The partnership is made up of two brands: Waitrose, the grocer beloved by the middle classes, and the John Lewis department store chain. It’s the latter in which the rot was at its most acute. Operating profits took a 65 per cent tumble to £40m.
The managements of the two have been merged, ostensibly to cut costs, but the move has raised eyebrows among some because they quite different businesses.
In the process some big names have gone, including Waitrose boss Rob Collins, who departed last year, and Paula Nickolds, the managing director of John Lewis, who went in January.

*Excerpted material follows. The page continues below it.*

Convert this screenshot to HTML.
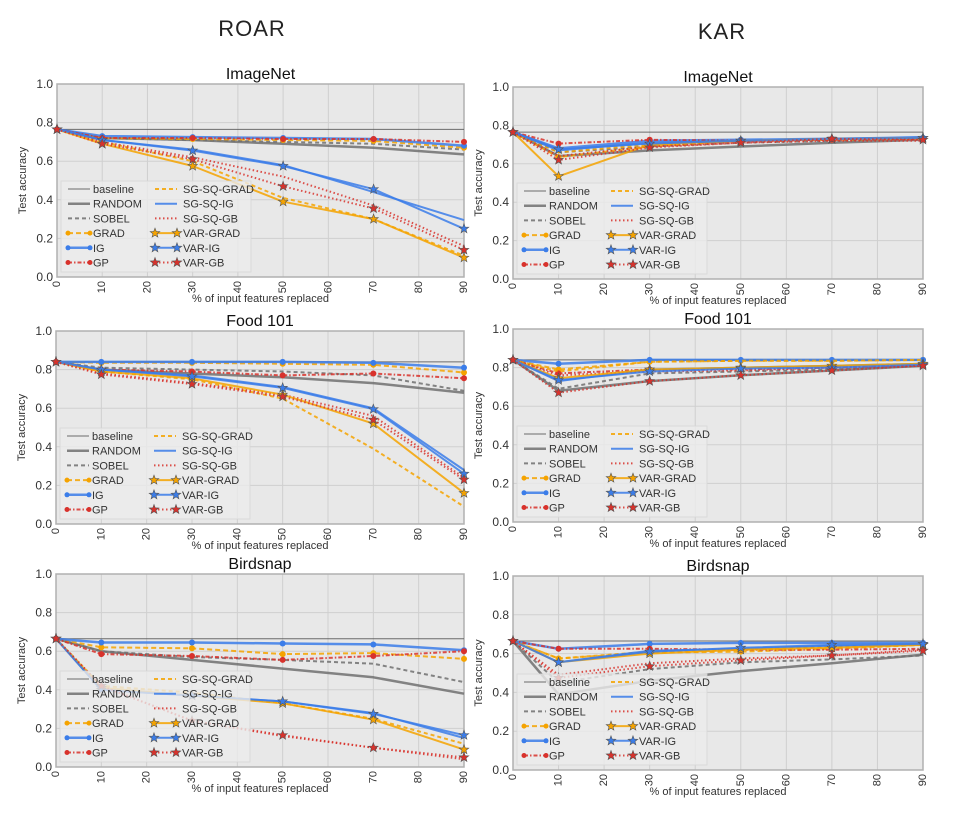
<!DOCTYPE html>
<html><head><meta charset="utf-8">
<style>
body{margin:0;background:#fff;font-family:"Liberation Sans",sans-serif;}
svg{display:block}
</style></head>
<body>
<svg id="fig" width="955" height="831" xmlns="http://www.w3.org/2000/svg" font-family="Liberation Sans, sans-serif">
<text x="252" y="36" font-size="22" text-anchor="middle" fill="#222" letter-spacing="1">ROAR</text>
<text x="722" y="39" font-size="22" text-anchor="middle" fill="#222" letter-spacing="1">KAR</text>
</svg>
<script>
const xVals=[0,10,30,50,70,90];
const xTicks=[0,10,20,30,40,50,60,70,80,90];
const yTicks=[0.0,0.2,0.4,0.6,0.8,1.0];
const seriesNames=["baseline","RANDOM","SOBEL","GRAD","IG","GP","SG-SQ-GRAD","SG-SQ-IG","SG-SQ-GB","VAR-GRAD","VAR-IG","VAR-GB"];

const roarImagenet=[
[.765,.765,.765,.765,.765,.765],
[.765,.72,.71,.69,.67,.635],
[.765,.72,.71,.70,.69,.66],
[.765,.72,.715,.71,.705,.67],
[.765,.73,.725,.72,.715,.68],
[.765,.72,.72,.715,.715,.70],
[.765,.70,.60,.41,.30,.11],
[.765,.71,.66,.58,.44,.295],
[.765,.70,.62,.52,.37,.16],
[.765,.69,.575,.39,.30,.10],
[.765,.71,.655,.575,.455,.25],
[.765,.69,.61,.47,.355,.14]];
const karImagenet=[
[.765,.765,.765,.765,.765,.765],
[.765,.64,.67,.69,.71,.725],
[.765,.66,.69,.71,.72,.73],
[.765,.635,.69,.72,.725,.73],
[.765,.68,.72,.725,.73,.735],
[.765,.705,.725,.72,.725,.73],
[.765,.66,.70,.72,.73,.735],
[.765,.67,.71,.72,.73,.74],
[.765,.64,.69,.71,.72,.72],
[.765,.535,.70,.72,.73,.735],
[.765,.675,.705,.72,.73,.735],
[.765,.62,.685,.71,.73,.725]];
const roarFood=[
[.84,.84,.84,.84,.84,.84],
[.84,.80,.78,.76,.73,.68],
[.84,.81,.80,.79,.77,.69],
[.84,.835,.835,.83,.825,.785],
[.84,.84,.84,.84,.835,.81],
[.84,.80,.79,.77,.78,.755],
[.84,.79,.75,.65,.39,.09],
[.84,.80,.77,.71,.60,.28],
[.84,.78,.73,.67,.56,.24],
[.84,.79,.755,.67,.52,.16],
[.84,.80,.765,.705,.595,.26],
[.84,.775,.725,.66,.54,.23]];
const karFood=[
[.84,.84,.84,.84,.84,.84],
[.84,.68,.73,.76,.785,.81],
[.84,.69,.77,.78,.79,.81],
[.84,.79,.83,.835,.835,.84],
[.84,.82,.84,.84,.84,.84],
[.84,.77,.79,.79,.80,.815],
[.84,.78,.83,.835,.835,.84],
[.84,.73,.79,.80,.81,.82],
[.84,.76,.78,.785,.80,.81],
[.84,.745,.79,.80,.81,.82],
[.84,.735,.78,.795,.80,.815],
[.84,.67,.73,.76,.785,.81]];
const roarBird=[
[.665,.665,.665,.665,.665,.665],
[.665,.60,.555,.51,.465,.38],
[.665,.60,.57,.555,.535,.44],
[.665,.62,.615,.585,.59,.56],
[.665,.645,.645,.64,.635,.605],
[.665,.585,.575,.555,.575,.60],
[.665,.42,.385,.33,.25,.12],
[.665,.40,.37,.34,.28,.15],
[.665,.42,.24,.16,.10,.04],
[.665,.41,.37,.33,.245,.09],
[.665,.40,.37,.34,.275,.165],
[.665,.42,.24,.165,.10,.05]];
const karBird=[
[.665,.665,.665,.665,.665,.665],
[.665,.39,.46,.51,.55,.595],
[.665,.45,.52,.555,.57,.59],
[.665,.575,.605,.61,.625,.645],
[.665,.625,.65,.655,.655,.655],
[.665,.625,.625,.62,.62,.625],
[.665,.575,.61,.62,.635,.65],
[.665,.555,.615,.625,.64,.645],
[.665,.49,.55,.575,.59,.62],
[.665,.555,.60,.62,.63,.645],
[.665,.555,.61,.63,.645,.65],
[.665,.475,.535,.565,.59,.615]];

const OR="#f5a300",BL="#3b7de9",RD="#d8322c",GR="#707070";
const styles=[
{c:"#555",w:1,d:""},
{c:GR,w:2.5,d:""},
{c:GR,w:2,d:"4,3"},
{c:OR,w:2,d:"5,3",m:"o"},
{c:BL,w:2.5,d:"",m:"o"},
{c:RD,w:2,d:"4,2,1.5,2",m:"o"},
{c:OR,w:2,d:"4,3"},
{c:BL,w:2,d:""},
{c:RD,w:2,d:"1.5,2.5"},
{c:OR,w:2,d:"",m:"s"},
{c:BL,w:2,d:"",m:"s"},
{c:RD,w:2,d:"1.5,2.5",m:"s"}];

const panels=[
{id:"roar-imagenet",t:"ImageNet",l:57,r:464,top:84,bot:277,data:roarImagenet},
{id:"kar-imagenet",t:"ImageNet",l:513,r:923,top:87,bot:279,data:karImagenet},
{id:"roar-food101",t:"Food 101",l:56,r:464,top:331,bot:524,data:roarFood},
{id:"kar-food101",t:"Food 101",l:513,r:923,top:329,bot:522,data:karFood},
{id:"roar-birdsnap",t:"Birdsnap",l:56,r:464,top:574,bot:767,data:roarBird},
{id:"kar-birdsnap",t:"Birdsnap",l:513,r:923,top:576,bot:770,data:karBird}];

const NS="http://www.w3.org/2000/svg";
const svg=document.getElementById("fig");
function mk(tag,attrs,parent,txt){const e=document.createElementNS(NS,tag);for(const k in attrs)e.setAttribute(k,attrs[k]);if(txt!==undefined)e.textContent=txt;parent.appendChild(e);return e;}
function starPts(cx,cy,R){let p=[];for(let i=0;i<10;i++){const r=i%2?R*0.42:R;const a=-Math.PI/2+i*Math.PI/5;p.push((cx+r*Math.cos(a)).toFixed(1)+","+(cy+r*Math.sin(a)).toFixed(1));}return p.join(" ");}
function marker(g,s,x,y,sz){
  if(s.m==="o"){const c=mk("circle",{cx:x,cy:y,r:sz||3,fill:s.c},g);}
  else if(s.m==="s"){const c=mk("polygon",{points:starPts(x,y,sz?sz+2:5),fill:s.c,stroke:"#555","stroke-width":0.6},g);}
}

panels.forEach(p=>{
  const g=mk("g",{},svg);
  
  
  const sx=v=>p.l+(v-0)/90*(p.r-p.l);
  const sy=v=>p.bot-v*(p.bot-p.top);
  const bg=mk("rect",{x:p.l,y:p.top,width:p.r-p.l,height:p.bot-p.top,fill:"#e8e8e8"},g);
  
  xTicks.forEach(t=>{
    const ln=mk("line",{x1:sx(t),x2:sx(t),y1:p.top,y2:p.bot,stroke:"#cfcfcf","stroke-width":1},g);
    
    const x=sx(t),y=p.bot+4;
    const tx=mk("text",{x:x,y:y,"font-size":11,fill:"#333","text-anchor":"end","dominant-baseline":"central",transform:`rotate(-90 ${x} ${y})`},g,String(t));
    
  });
  yTicks.forEach(t=>{
    const ln=mk("line",{x1:p.l,x2:p.r,y1:sy(t),y2:sy(t),stroke:"#cfcfcf","stroke-width":1},g);
    
    const tx=mk("text",{x:p.l-4,y:sy(t)+4,"font-size":12,fill:"#333","text-anchor":"end"},g,t.toFixed(1));
    
  });
  const fr=mk("rect",{x:p.l,y:p.top,width:p.r-p.l,height:p.bot-p.top,fill:"none",stroke:"#b0b0b0","stroke-width":1.5},g);
  
  const ti=mk("text",{x:(p.l+p.r)/2,y:p.top-5,"font-size":16,fill:"#111","text-anchor":"middle"},g,p.t);
  
  const xl=mk("text",{x:(p.l+p.r)/2,y:p.bot+25,"font-size":11,fill:"#333","text-anchor":"middle"},g,"% of input features replaced");
  
  const yx=p.l-31,yy=(p.top+p.bot)/2;
  const yl=mk("text",{x:yx,y:yy,"font-size":11,fill:"#333","text-anchor":"middle",transform:`rotate(-90 ${yx} ${yy})`},g,"Test accuracy");
  

  p.data.forEach((vals,i)=>{
    const s=styles[i];
    const pts=vals.map((v,j)=>sx(xVals[j]).toFixed(1)+","+sy(v).toFixed(1)).join(" ");
    const pl=mk("polyline",{points:pts,fill:"none",stroke:s.c,"stroke-width":s.w,"stroke-dasharray":s.d,"stroke-opacity":0.85,"stroke-linejoin":"round"},g);
    
    
    if(s.m) vals.forEach((v,j)=>marker(g,s,sx(xVals[j]),sy(v)));
  });

  const lg=mk("g",{},g);
  
  const lx=p.l+4,lh=91,ly=p.bot-5-lh;
  const lb=mk("rect",{x:lx,y:ly,width:190,height:lh,fill:"#ebebeb","fill-opacity":0.8,stroke:"#d6d6d6","stroke-width":0.8},lg);
  
  seriesNames.forEach((n,i)=>{
    const col=Math.floor(i/6),row=i%6;
    const s=styles[i];
    const y=ly+8+row*14.7;
    const x0=lx+(col?94:7),x1=x0+22;
    const e=mk("g",{},lg);
    
    mk("line",{x1:x0,x2:x1,y1:y,y2:y,stroke:s.c,"stroke-width":s.w,"stroke-dasharray":s.d,"stroke-opacity":0.85},e);
    if(s.m){marker(e,s,x0,y,s.m==="o"?2.5:3);marker(e,s,x1,y,s.m==="o"?2.5:3);}
    mk("text",{x:lx+(col?122:32),y:y+4,"font-size":11,fill:"#333"},e,n);
  });
});
</script>
</body></html>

Those who remain have to prove they have the props to steer John Lewis into safe harbour, notably Sharon White, who recently joined as chair having been boss of Ofcom, the communications regulator.
There are few tougher jobs. This may be one of them.

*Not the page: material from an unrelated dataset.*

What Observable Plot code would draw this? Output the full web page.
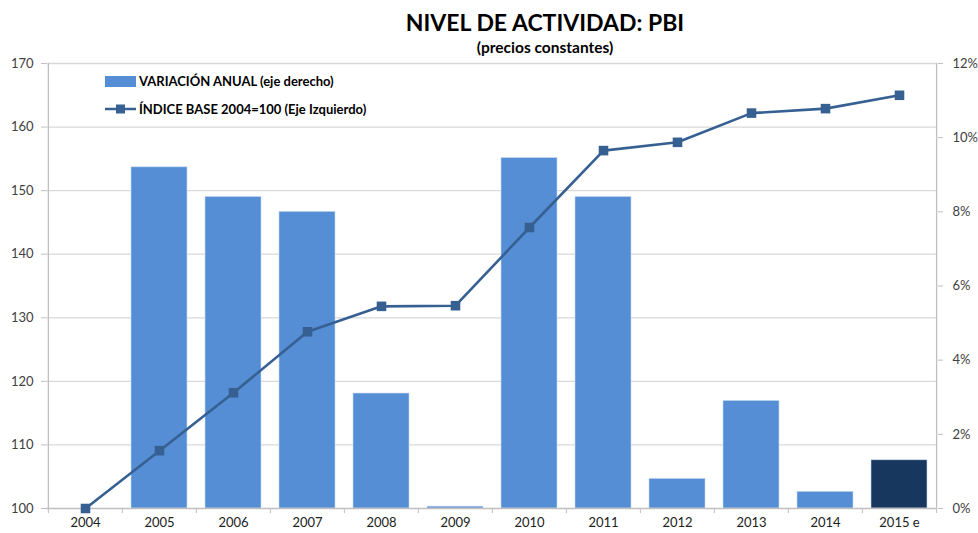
<!DOCTYPE html>
<html>
<head>
<meta charset="utf-8">
<script src="https://cdn.jsdelivr.net/npm/d3@7"></script>
<script src="https://cdn.jsdelivr.net/npm/@observablehq/plot@0.6"></script>
<style>
  html, body { margin: 0; padding: 0; background: #fff; }
  #wrap { position: relative; width: 978px; height: 533px; font-family: Lato, "Open Sans", sans-serif; }
  #title { position: absolute; left: 0; top: 8px; width: 978px; padding-left: 112px; box-sizing: border-box; text-align: center; font-weight: bold; font-size: 23px; color: #000; }
  #subtitle { position: absolute; left: 0; top: 38px; width: 978px; padding-left: 112px; box-sizing: border-box; text-align: center; font-weight: bold; font-size: 15.5px; color: #000; }
  #chart { position: absolute; left: 0; top: 0; }
  .leg { position: absolute; font-size: 13px; font-weight: bold; color: #000; white-space: nowrap; }
</style>
</head>
<body>
<div id="wrap">
  <div id="chart"></div>
  <div id="title">NIVEL DE ACTIVIDAD: PBI</div>
  <div id="subtitle">(precios constantes)</div>
  <svg style="position:absolute;left:0;top:0" width="978" height="533">
    <rect x="105" y="76" width="31" height="11" fill="#558ED5"></rect>
    <line x1="105" y1="109" x2="136" y2="109" stroke="#376092" stroke-width="2.5"></line>
    <rect x="116" y="104.5" width="9" height="9" fill="#376092"></rect>
  </svg>
  <div class="leg" style="left:139px;top:73px">VARIACIÓN ANUAL (eje derecho)</div>
  <div class="leg" style="left:139px;top:101px">ÍNDICE BASE 2004=100 (Eje Izquierdo)</div>
</div>
<script>
const years = ["2004","2005","2006","2007","2008","2009","2010","2011","2012","2013","2014","2015 e"];
const indexValues = [100, 109.1, 118.2, 127.8, 131.8, 131.9, 144.2, 156.3, 157.6, 162.2, 162.9, 165.0];
const growthPct = [null, 9.2, 8.4, 8.0, 3.1, 0.05, 9.45, 8.4, 0.8, 2.9, 0.45, 1.3];
const leftTicks = [100, 110, 120, 130, 140, 150, 160, 170];
const rightTicksPct = [0, 2, 4, 6, 8, 10, 12];

const L0 = 100, L1 = 170, R1 = 12;
const toLeft = p => L0 + p * (L1 - L0) / R1;

const barData = years.map((y, i) => ({year: y, v: growthPct[i], est: y.endsWith("e")}))
  .filter(d => d.v != null);
const lineData = years.map((y, i) => ({year: y, v: indexValues[i]}));

const bw = (978 - 46 - 41) / years.length;
const pad = 0.245;

const chart = Plot.plot({
  width: 978,
  height: 533,
  marginLeft: 46,
  marginRight: 41,
  marginTop: 63,
  marginBottom: 25,
  style: {fontFamily: "Lato, 'Open Sans', sans-serif", fontSize: "13px", color: "#404040", background: "transparent"},
  x: {type: "band", domain: years, paddingInner: pad, paddingOuter: pad / 2, align: 0.5, axis: null, label: null},
  y: {domain: [L0, L1], axis: null, label: null},
  marks: [
    Plot.ruleY(leftTicks.filter(t => t > L0), {stroke: "#d9d9d9", strokeWidth: 1.3}),
    Plot.barY(barData, {x: "year", y1: L0, y2: d => toLeft(d.v), fill: d => d.est ? "#17375E" : "#558ED5", stroke: "#c6d9f1", strokeWidth: 0.6}),
    Plot.ruleY([L0], {stroke: "#bfbfbf", strokeWidth: 1.3}),
    Plot.ruleX([years[0]], {dx: -bw / 2, y1: L0, y2: L1, stroke: "#bfbfbf", strokeWidth: 1.3}),
    Plot.ruleX([years[years.length - 1]], {dx: bw / 2, y1: L0, y2: L1, stroke: "#bfbfbf", strokeWidth: 1.3}),
    Plot.ruleX(years, {dx: -bw / 2, y1: L0, y2: L0 - 0.8, stroke: "#bfbfbf"}),
    Plot.ruleX([years[years.length - 1]], {dx: bw / 2, y1: L0, y2: L0 - 0.8, stroke: "#bfbfbf"}),
    Plot.axisY(leftTicks, {anchor: "left", label: null, tickSize: 5, tickPadding: 8, stroke: "#bfbfbf", fill: "#404040", fontSize: 13}),
    Plot.axisY(rightTicksPct.map(toLeft), {anchor: "right", label: null, tickSize: 5, tickPadding: 10, stroke: "#bfbfbf", fill: "#404040", fontSize: 13,
      tickFormat: d => Math.round((d - L0) * R1 / (L1 - L0)) + "%"}),
    Plot.axisX(years, {anchor: "bottom", label: null, tickSize: 0, tickPadding: 9, fill: "#222", fontSize: 13}),
    Plot.line(lineData, {x: "year", y: "v", stroke: "#376092", strokeWidth: 2.6}),
    Plot.dot(lineData, {x: "year", y: "v", symbol: "square", r: 5.4, fill: "#376092", stroke: "none"})
  ]
});
document.getElementById("chart").appendChild(chart);
</script>
</body>
</html>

The partnership’s results aren’t like those of other businesses. They are addressed to staff, who own the business, rather than shareholders.
The tone tells you all you need to know.
There are the usual platitudes about “passion and commitment” but it’s clear that it won’t just be at the top that the axe is swinging. Store closures are on the cards, and job losses are likely. White has talked about “right-sizing” the bricks-and-mortar estate as part of the strategic review to make the business fit to cope with an extremely challenging retail climate it has been handling better than most despite its woes.
The leaders of shareholder-owned companies who retreat into buzz words like that don’t tend to fool their investors. I doubt the tactic will prove any more successful with staff.
During previous disappointing results announcements, the partnership has referenced the fact that it’s been in business through both rough and smooth periods for more than 150 years and made it clear that it plans to be with us for another 150 years.
Despite its difficulties, John Lewis has always looked like a survivor amidst the current carnage by dint of its brand, the sensible way in which it’s always been run, the flexibility it has through not having to put profit above everything.
Now? It could just be me but there’s just a hint of doubt starting to creep in.